Deep sea mining — like a target for plastics reduction — is nowhere to be seen in the GBF, though some 30 deep sea mining exploration permits, covering several hundred thousand square kilometres, have already been granted worldwide by the International Seabed Authority, a UN organisation.

The overall risk from pesticides, not pesticides directly, is to be reduced by half, not three-quarters. The same with food waste. But the meat diet remains unmentioned, even though it is a key cause in the destruction of habitats which, after climate change, mainly explain biodiversity loss.

All the same, the issue of 30x30 remains central but it is far from having satisfied everybody. According to the Guardian, considering that the IPCC said that safeguarding biodiversity requires 30‒50% of Earth’s land and sea, some environmentalists think that countries should be aiming for the top-range figure of 50%, which would be equivalent to the Paris agreement’s highest ambition of limiting global warming to 1.5⁰C, compared to 30% which feels like 2⁰C.

For other environmentalists, the objective should be to protect nature everywhere: “We need 100%, we have already lost too much nature.”

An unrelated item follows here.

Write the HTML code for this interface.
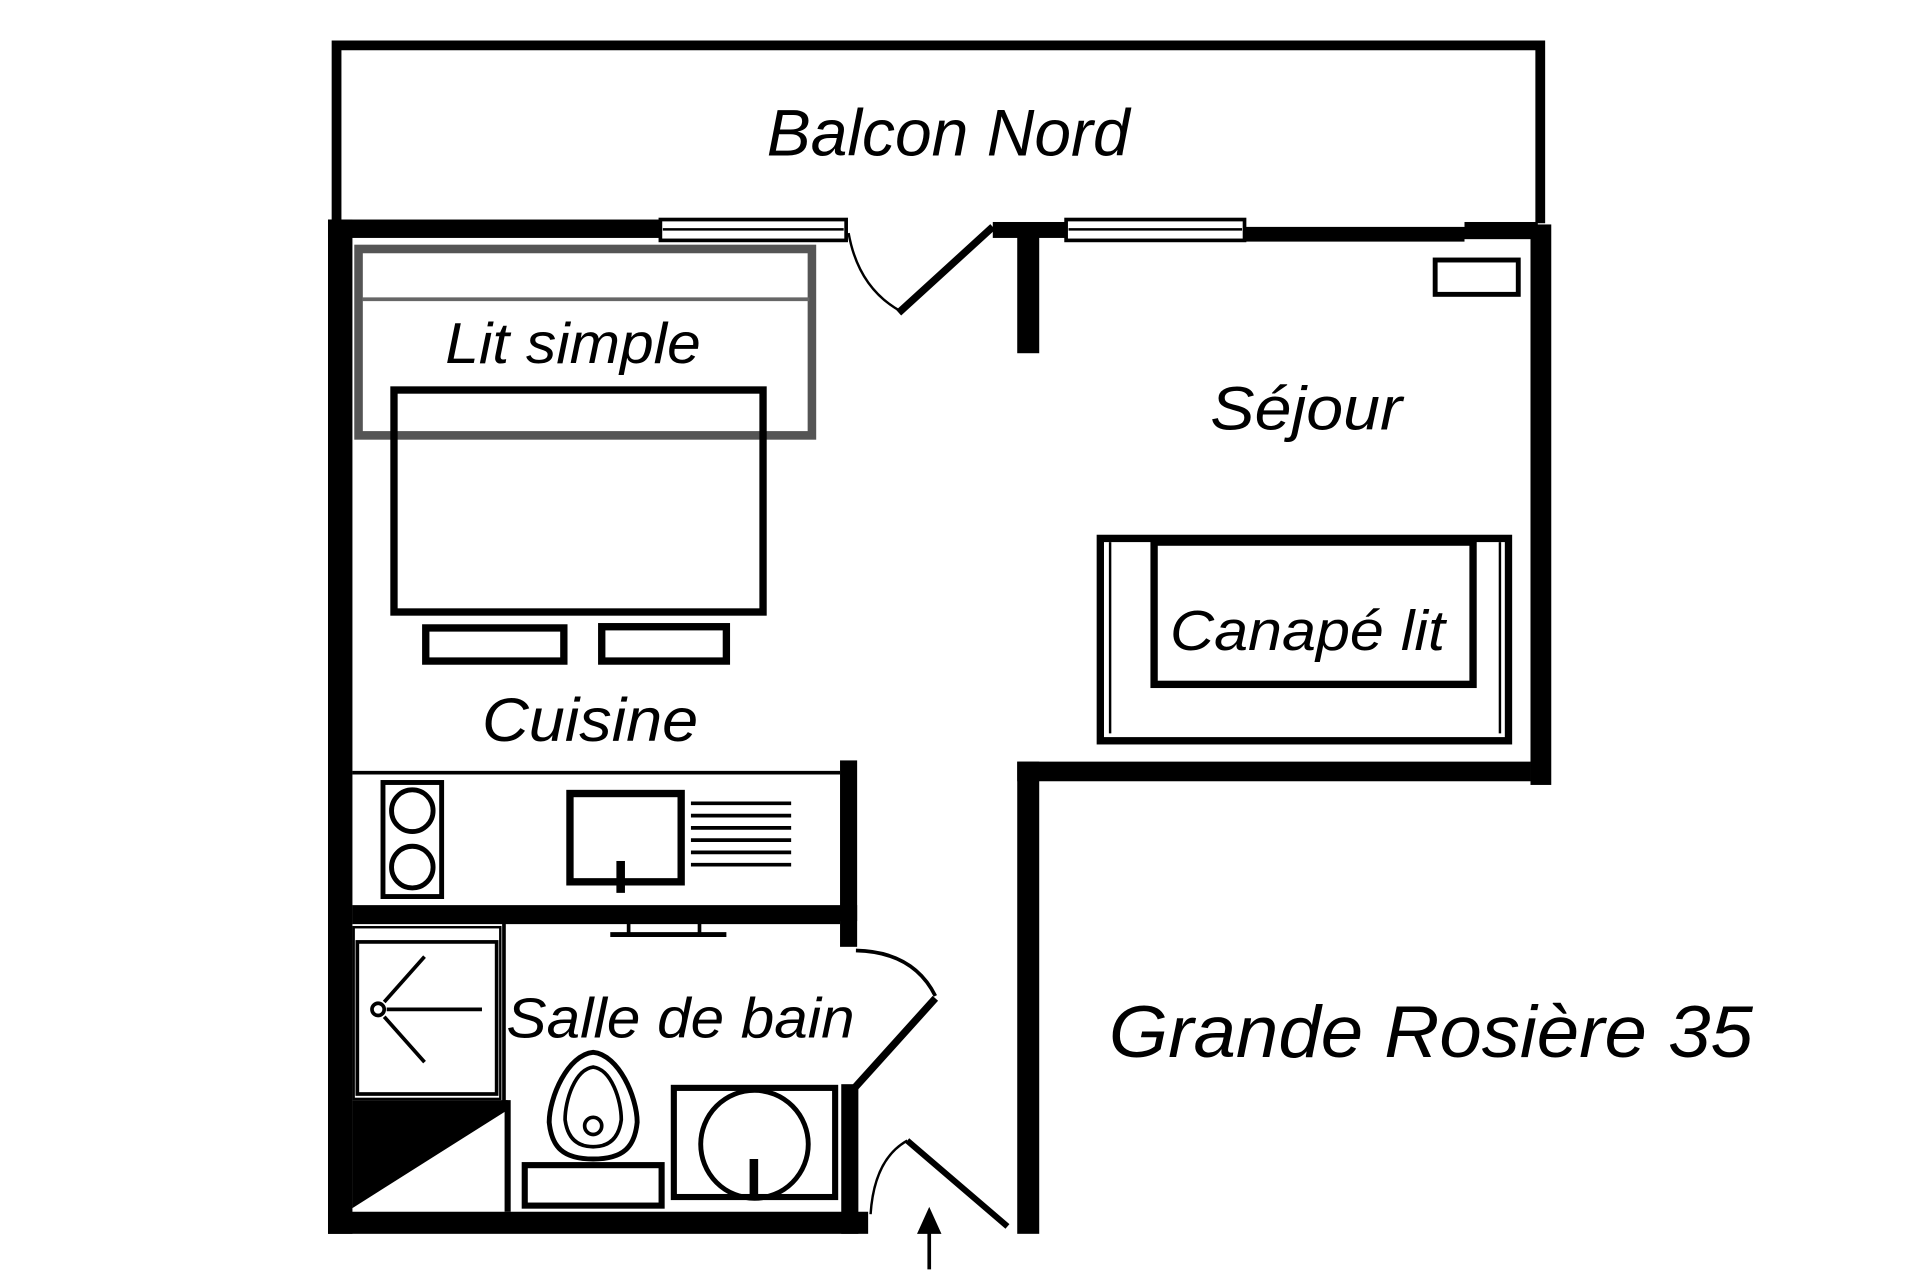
<!DOCTYPE html>
<html><head><meta charset="utf-8"><style>
html,body{margin:0;padding:0;background:#fff;}
svg{display:block;}
text{font-family:"Liberation Sans",sans-serif;font-style:italic;fill:#000;}
</style></head><body>
<svg width="1920" height="1280" viewBox="0 0 1546 1052" preserveAspectRatio="none" xmlns="http://www.w3.org/2000/svg">
<rect width="1546" height="1052" fill="#fff"/>
<g transform="matrix(0.984 0 0 1.008 2.36 0)">
<!-- balcony -->
<path d="M273 182 V37 H1258 V182" fill="none" stroke="#000" stroke-width="8"/>
<!-- top walls -->
<rect x="266" y="179" width="274" height="15" fill="#000"/>
<rect x="538" y="179" width="152" height="17" fill="#fff" stroke="#000" stroke-width="3"/>
<line x1="540" y1="187" x2="688" y2="187" stroke="#000" stroke-width="2"/>
<rect x="810" y="181" width="60" height="13" fill="#000"/>
<rect x="870" y="179" width="146" height="17" fill="#fff" stroke="#000" stroke-width="3"/>
<line x1="872" y1="187" x2="1014" y2="187" stroke="#000" stroke-width="2"/>
<rect x="1016" y="185" width="180" height="12" fill="#000"/>
<rect x="1196" y="181" width="60" height="14" fill="#000"/>
<rect x="1172" y="212" width="68" height="28" fill="none" stroke="#000" stroke-width="4"/>
<!-- pier -->
<rect x="830" y="188" width="18" height="100" fill="#000"/>
<!-- left wall -->
<rect x="266" y="179" width="20" height="827" fill="#000"/>
<!-- right wall -->
<rect x="1250" y="183" width="17" height="457" fill="#000"/>
<!-- sejour bottom wall -->
<rect x="830" y="621" width="420" height="16" fill="#000"/>
<rect x="830" y="621" width="18" height="385" fill="#000"/>
<!-- bottom wall -->
<rect x="266" y="988" width="442" height="18" fill="#000"/>
<!-- partitions -->
<rect x="685" y="620" width="14" height="152" fill="#000"/>
<rect x="686" y="884" width="14" height="122" fill="#000"/>
<!-- top door -->
<path d="M692 190 Q700 235 735 254" fill="none" stroke="#000" stroke-width="2"/>
<line x1="733" y1="255" x2="810" y2="185" stroke="#000" stroke-width="6"/>
<!-- lit simple -->
<rect x="291" y="203" width="371" height="152" fill="none" stroke="#555" stroke-width="7"/>
<line x1="294" y1="244" x2="660" y2="244" stroke="#666" stroke-width="3"/>
<!-- table -->
<rect x="320" y="318" width="302" height="181" fill="none" stroke="#000" stroke-width="6"/>
<rect x="346" y="512" width="113" height="27" fill="none" stroke="#000" stroke-width="6"/>
<rect x="490" y="511" width="102" height="28" fill="none" stroke="#000" stroke-width="6"/>
<!-- canape -->
<rect x="898" y="439" width="334" height="165" fill="none" stroke="#000" stroke-width="6"/>
<line x1="906" y1="442" x2="906" y2="598" stroke="#000" stroke-width="2"/>
<line x1="1225" y1="442" x2="1225" y2="598" stroke="#000" stroke-width="2"/>
<rect x="942" y="442" width="261" height="116" fill="none" stroke="#000" stroke-width="6"/>
<!-- kitchen counter -->
<line x1="286" y1="630" x2="685" y2="630" stroke="#000" stroke-width="3"/>
<rect x="286" y="738" width="413" height="13" fill="#000"/>
<rect x="311" y="638" width="48" height="93" fill="none" stroke="#000" stroke-width="4"/>
<circle cx="335" cy="661" r="17" fill="none" stroke="#000" stroke-width="4"/>
<circle cx="335" cy="707" r="17" fill="none" stroke="#000" stroke-width="4"/>
<rect x="464" y="647" width="91" height="72" fill="none" stroke="#000" stroke-width="6"/>
<rect x="502" y="702" width="7" height="26" fill="#000"/>
<g stroke="#000" stroke-width="3">
<line x1="563" y1="655" x2="645" y2="655"/><line x1="563" y1="665" x2="645" y2="665"/><line x1="563" y1="675" x2="645" y2="675"/><line x1="563" y1="685" x2="645" y2="685"/><line x1="563" y1="695" x2="645" y2="695"/><line x1="563" y1="705" x2="645" y2="705"/>
</g>
<line x1="497" y1="762" x2="592" y2="762" stroke="#000" stroke-width="4"/>
<line x1="512" y1="751" x2="512" y2="762" stroke="#000" stroke-width="3"/>
<line x1="570" y1="751" x2="570" y2="762" stroke="#000" stroke-width="3"/>
<!-- bath -->
<line x1="410" y1="751" x2="410" y2="898" stroke="#000" stroke-width="3"/>
<line x1="286" y1="752" x2="685" y2="752" stroke="#000" stroke-width="3"/>
<rect x="290" y="768" width="114" height="124" fill="none" stroke="#000" stroke-width="3"/>
<rect x="287" y="756" width="120" height="140" fill="none" stroke="#000" stroke-width="2"/>
<circle cx="307" cy="823" r="5" fill="none" stroke="#000" stroke-width="3"/>
<line x1="314" y1="823" x2="392" y2="823" stroke="#000" stroke-width="3"/>
<line x1="312" y1="817" x2="345" y2="780" stroke="#000" stroke-width="3"/>
<line x1="312" y1="829" x2="345" y2="866" stroke="#000" stroke-width="3"/>
<polygon points="286,897 413,897 413,905 286,985" fill="#000"/>
<line x1="413" y1="897" x2="413" y2="988" stroke="#000" stroke-width="5"/>
<!-- toilet -->
<path d="M483 858 C462 860 447 895 447 915 C449 935 458 945 483 945 C508 945 517 935 519 915 C519 895 504 860 483 858 Z" fill="none" stroke="#000" stroke-width="4"/>
<path d="M483 870 C468 872 460 897 460 913 C462 928 470 935 483 935 C496 935 504 928 506 913 C506 897 498 872 483 870 Z" fill="none" stroke="#000" stroke-width="3"/>
<circle cx="483" cy="918" r="7" fill="none" stroke="#000" stroke-width="3"/>
<rect x="427" y="950" width="112" height="33" fill="none" stroke="#000" stroke-width="5"/>
<!-- basin -->
<rect x="549" y="887" width="132" height="89" fill="none" stroke="#000" stroke-width="5"/>
<circle cx="615" cy="933" r="44" fill="none" stroke="#000" stroke-width="4"/>
<rect x="611" y="945" width="7" height="30" fill="#000"/>
<!-- bath door -->
<path d="M698 775 Q745 776 763 812" fill="none" stroke="#000" stroke-width="3"/>
<line x1="763" y1="814" x2="696" y2="888" stroke="#000" stroke-width="6"/>
<!-- entry door -->
<path d="M710 990 Q713 945 740 930" fill="none" stroke="#000" stroke-width="2"/>
<line x1="740" y1="930" x2="822" y2="1000" stroke="#000" stroke-width="5"/>
<!-- arrow -->
<line x1="758" y1="1035" x2="758" y2="1000" stroke="#000" stroke-width="3"/>
<polygon points="758,984 748,1006 768,1006" fill="#000"/>
<!-- labels -->
<text x="625" y="127" font-size="54" textLength="297" lengthAdjust="spacingAndGlyphs">Balcon Nord</text>
<text x="362" y="296" font-size="47" textLength="209" lengthAdjust="spacingAndGlyphs">Lit simple</text>
<text x="988" y="350" font-size="50" textLength="157" lengthAdjust="spacingAndGlyphs">Séjour</text>
<text x="955" y="530" font-size="46" textLength="225" lengthAdjust="spacingAndGlyphs">Canapé lit</text>
<text x="392" y="604" font-size="50" textLength="177" lengthAdjust="spacingAndGlyphs">Cuisine</text>
<text x="412" y="846" font-size="46" textLength="285" lengthAdjust="spacingAndGlyphs">Salle de bain</text>
<text x="905" y="862" font-size="60" textLength="527" lengthAdjust="spacingAndGlyphs">Grande Rosière 35</text>
</g>
</svg>
</body></html>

It is not the stingy neoliberal states that will support the management of “protected areas” by Indigenous peoples except for an initial payment. Already, the carbon offset market is expected to grow to upwards of $50 billion by 2030, according to consultancy firm McKinsey & Co, reports the Toronto Star.

Recently, the World Bank lent Brazil $500m to meet its climate goals by “strengthen[ing] the private sector’s capacity to access carbon credit markets,” reports Carbon Brief – Reuters. We can be sure that this “protection” will tolerate exceptions for at least open-cut mining and hydropower, benefiting the all-electric new economy of “green capitalism”.

Of course, we cannot forget the resilience and the combativeness of Indigenous peoples, but they can win only if the “white” peoples overcome their racism to ally with them in the street and support them at the ballot box. The small demonstrations at COP15 do not bode well. Are we waiting to be up against the wall to mobilise?